What is this patent about?

’181 is related to the field of three-dimensional (3D) integrated circuits (ICs) and their fabrication. The background acknowledges that traditional device scaling is slowing, and that 3D ICs, where active layers of transistors are stacked vertically, offer a path to improved performance, lower power consumption, and higher density. Prior approaches to 3D ICs, such as bonding two pre-fabricated ICs with through-silicon vias (TSVs), suffer from limited TSV density and handling difficulties with thinned wafers. Monolithic 3D integration, where transistors are built directly on top of each other, faces challenges related to maintaining the reliability of underlying metallization during high-temperature transistor processing.

The underlying idea behind ’181 is to create a 3D IC by stacking transistor layers, where each layer contains transistors with single-crystal silicon channels.
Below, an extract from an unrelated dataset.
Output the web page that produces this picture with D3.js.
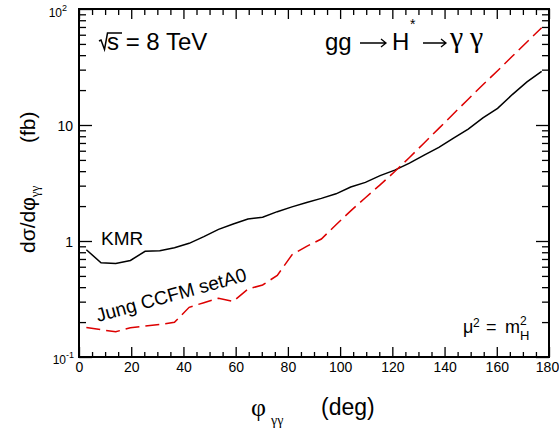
<!DOCTYPE html>
<html><head><meta charset="utf-8">
<script src="https://cdn.jsdelivr.net/npm/d3@7"></script>
<style>
body{margin:0;background:#fff;}
svg{display:block;}
text{font-family:"Liberation Sans",Arial,Helvetica,sans-serif;fill:#000;}
.serif{font-family:"Liberation Serif","Times New Roman",serif;}
</style></head>
<body>
<svg id="c" width="559" height="429"></svg>
<script>
// ---- data ----
const phi = [2.8125, 8.4375, 14.0625, 19.6875, 25.3125, 30.9375, 36.5625, 42.1875,
  47.8125, 53.4375, 59.0625, 64.6875, 70.3125, 75.9375, 81.5625, 87.1875,
  92.8125, 98.4375, 104.0625, 109.6875, 115.3125, 120.9375, 126.5625, 132.1875,
  137.8125, 143.4375, 149.0625, 154.6875, 160.3125, 165.9375, 171.5625, 177.1875];
const kmr = [0.84, 0.65, 0.64, 0.68, 0.815, 0.825, 0.875, 0.955, 1.09, 1.26, 1.40, 1.55,
  1.60, 1.79, 1.97, 2.15, 2.33, 2.55, 2.92, 3.20, 3.66, 4.08, 4.69, 5.5, 6.42, 7.71,
  9.23, 11.5, 13.9, 18.3, 23.5, 29.0];
const jung = [0.180, 0.172, 0.165, 0.179, 0.185, 0.191, 0.199, 0.268, 0.294, 0.321, 0.302,
  0.385, 0.418, 0.505, 0.76, 0.90, 1.04, 1.38, 1.82, 2.36, 3.05, 3.97, 5.25, 7.0, 9.35,
  12.5, 16.7, 22.2, 29.4, 39.1, 52.0, 69.0];
const xTicks = [0, 20, 40, 60, 80, 100, 120, 140, 160, 180];
const yTickLabels = [
  {v: 0.1, base: "10", exp: "-1"},
  {v: 1, base: "1", exp: ""},
  {v: 10, base: "10", exp: ""},
  {v: 100, base: "10", exp: "2"}
];
const seriesNames = ["KMR", "Jung CCFM setA0"];

// ---- layout ----
const L = 79, R = 549, T = 9, B = 357;
const x = d3.scaleLinear().domain([0, 180]).range([L, R]);
const y = d3.scaleLog().domain([0.1, 100]).range([B, T]);
const svg = d3.select("#c");

const xMinor = d3.range(0, 181, 5).filter(v => v % 20 !== 0);
const yMajor = [0.1, 1, 10, 100];
const yMinor = [];
[0.1, 1, 10].forEach(d => { for (let k = 2; k <= 9; k++) yMinor.push(d * k); });

function styleAxis(g){
  g.select(".domain").remove();
  g.selectAll(".tick line").attr("stroke", "#000").attr("stroke-width", 1.3);
}
// bottom
svg.append("g").attr("transform", `translate(0,${B})`)
  .call(d3.axisBottom(x).tickValues(xTicks).tickSizeInner(-10).tickSizeOuter(0).tickPadding(5).tickFormat(d3.format("d")))
  .call(styleAxis)
  .call(g => g.selectAll("text").attr("font-size", 14).attr("font-family", "Liberation Sans, Arial, sans-serif"))
  .call(g => g.selectAll(".tick").filter(d => d === 180).select("text").attr("dx", -2));
svg.append("g").attr("transform", `translate(0,${B})`)
  .call(d3.axisBottom(x).tickValues(xMinor).tickSizeInner(-5).tickSizeOuter(0).tickFormat(""))
  .call(styleAxis);
// top
svg.append("g").attr("transform", `translate(0,${T})`)
  .call(d3.axisTop(x).tickValues(xTicks).tickSizeInner(-10).tickSizeOuter(0).tickFormat(""))
  .call(styleAxis);
svg.append("g").attr("transform", `translate(0,${T})`)
  .call(d3.axisTop(x).tickValues(xMinor).tickSizeInner(-6).tickSizeOuter(0).tickFormat(""))
  .call(styleAxis);
// left
svg.append("g").attr("transform", `translate(${L},0)`)
  .call(d3.axisLeft(y).tickValues(yMajor).tickSizeInner(-13).tickSizeOuter(0).tickFormat(""))
  .call(styleAxis);
svg.append("g").attr("transform", `translate(${L},0)`)
  .call(d3.axisLeft(y).tickValues(yMinor).tickSizeInner(-7).tickSizeOuter(0).tickFormat(""))
  .call(styleAxis);
// right
svg.append("g").attr("transform", `translate(${R},0)`)
  .call(d3.axisRight(y).tickValues(yMajor).tickSizeInner(-13).tickSizeOuter(0).tickFormat(""))
  .call(styleAxis);
svg.append("g").attr("transform", `translate(${R},0)`)
  .call(d3.axisRight(y).tickValues(yMinor).tickSizeInner(-7).tickSizeOuter(0).tickFormat(""))
  .call(styleAxis);

// frame
svg.append("rect").attr("x", L).attr("y", T).attr("width", R - L).attr("height", B - T)
  .attr("fill", "none").attr("stroke", "#000").attr("stroke-width", 2);

// y tick labels
yTickLabels.forEach(t => {
  let yy = y(t.v) + 6, xe = 73;
  if (t.v === 100) { yy = 17; xe = 67; }
  if (t.v === 0.1) { yy = 364; xe = 74; }
  const fs = t.exp ? 12 : 14;
  const tx = svg.append("text").attr("text-anchor", "end").attr("x", xe).attr("y", yy).attr("font-size", fs);
  tx.append("tspan").text(t.base);
  if (t.exp) tx.append("tspan").attr("font-size", 9).attr("dy", -6).text(t.exp);
});

// curves
const line = d3.line().x((d, i) => x(phi[i])).y(d => y(d));
svg.append("path").datum(kmr).attr("d", line)
  .attr("fill", "none").attr("stroke", "#000").attr("stroke-width", 1.5);
svg.append("path").datum(jung).attr("d", line)
  .attr("fill", "none").attr("stroke", "#dd0000").attr("stroke-width", 1.5)
  .attr("stroke-dasharray", "14,6");

// series labels
svg.append("text").attr("x", 101).attr("y", 245).attr("font-size", 19).text(seriesNames[0]);
svg.append("text").attr("transform", "translate(98,322) rotate(-15.5)").attr("font-size", 19).text(seriesNames[1]);

// sqrt(s) = 8 TeV
svg.append("path").attr("d", "M99,41 L101,40 L104.5,49.5 L107.5,33 L122,33")
  .attr("fill", "none").attr("stroke", "#000").attr("stroke-width", 1.5);
svg.append("text").attr("x", 107).attr("y", 49.5).attr("font-size", 24).text("s = 8 TeV");

// process title
function arrow(x0, x1, yy){
  svg.append("path").attr("d", `M${x0},${yy} H${x1} M${x1-5},${yy-4} L${x1},${yy} L${x1-5},${yy+4}`)
    .attr("fill", "none").attr("stroke", "#000").attr("stroke-width", 1.3);
}
svg.append("text").attr("x", 325).attr("y", 49.5).attr("font-size", 24).text("gg");
arrow(360, 386, 43);
svg.append("text").attr("x", 392).attr("y", 49.5).attr("font-size", 24).text("H");
svg.append("text").attr("x", 410).attr("y", 29).attr("font-size", 14).text("*");
arrow(423, 446, 43);
svg.append("text").attr("class", "serif").attr("x", 450).attr("y", 47).attr("font-size", 30).text("\u03b3");
svg.append("text").attr("class", "serif").attr("x", 470).attr("y", 47).attr("font-size", 30).text("\u03b3");

// mu^2 = m_H^2
svg.append("text").attr("x", 463).attr("y", 333).attr("font-size", 18).text("\u03bc");
svg.append("text").attr("x", 473).attr("y", 327).attr("font-size", 12).text("2");
svg.append("text").attr("x", 486).attr("y", 333).attr("font-size", 18).text("=");
svg.append("text").attr("x", 505).attr("y", 333).attr("font-size", 18).text("m");
svg.append("text").attr("x", 520).attr("y", 325).attr("font-size", 12).text("2");
svg.append("text").attr("x", 520).attr("y", 340).attr("font-size", 13).text("H");

// x axis title
svg.append("text").attr("class", "serif").attr("x", 251).attr("y", 416).attr("font-size", 26).text("\u03c6");
svg.append("text").attr("class", "serif").attr("x", 271).attr("y", 425).attr("font-size", 14).text("\u03b3\u03b3");
svg.append("text").attr("x", 321).attr("y", 415).attr("font-size", 23).text("(deg)");

// y axis title
const yt = svg.append("text").attr("transform", "translate(35,253) rotate(-90)").attr("font-size", 21);
yt.append("tspan").text("d\u03c3/d\u03c6");
yt.append("tspan").attr("class", "serif").attr("font-size", 13).attr("dy", 4).text("\u03b3\u03b3");
yt.append("tspan").attr("x", 110).attr("dy", -4).text("(fb)");
</script>
</body></html>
The layers are interconnected using vias with a diameter less than 500 nm . A key aspect is providing power or ground to the upper transistor layers through the existing metal layers of the lower level. This allows for a compact and efficient power distribution network within the 3D structure.

The claims of ’181 focus on a 3D semiconductor device comprising a first level with single-crystal silicon transistors and multiple metal layers, and a second level with additional transistors. The key elements are the connective path between the top metal layer of the second level and the metal layers of the first level, implemented as a via with a diameter between 5 nm and 500 nm. The claims specify that the third metal layer of the first level provides power or ground to the second-level transistors. Some claims specify the relative thickness of metal layers, the connection of multiple transistors to the third metal layer, the arrangement of transistors in a NAND gate configuration, the vertical orientation of transistors, or the use of metal gates in the second-level transistors.

In practice, the invention involves fabricating a first layer of transistors on a single-crystal silicon substrate, along with multiple metal interconnect layers. A second layer of transistors is then fabricated on top of the first layer, also using single-crystal silicon channels. The small-diameter vias provide a high-density interconnect between the two layers, allowing signals and power to be routed efficiently. The use of single-crystal silicon channels in both layers ensures high transistor performance.

This approach differentiates itself from prior art by using a monolithic fabrication process to create multiple layers of single-crystal silicon transistors, interconnected by small vias. Unlike TSV-based approaches, this allows for a much higher interconnect density. By providing power and ground through the existing metal layers, the design avoids the need for dedicated power routing structures in the upper layers, further increasing density and simplifying the fabrication process. The use of single-crystal silicon channels addresses the performance limitations of transistors fabricated using alternative silicon formation methods like selective epitaxy or laser recrystallization.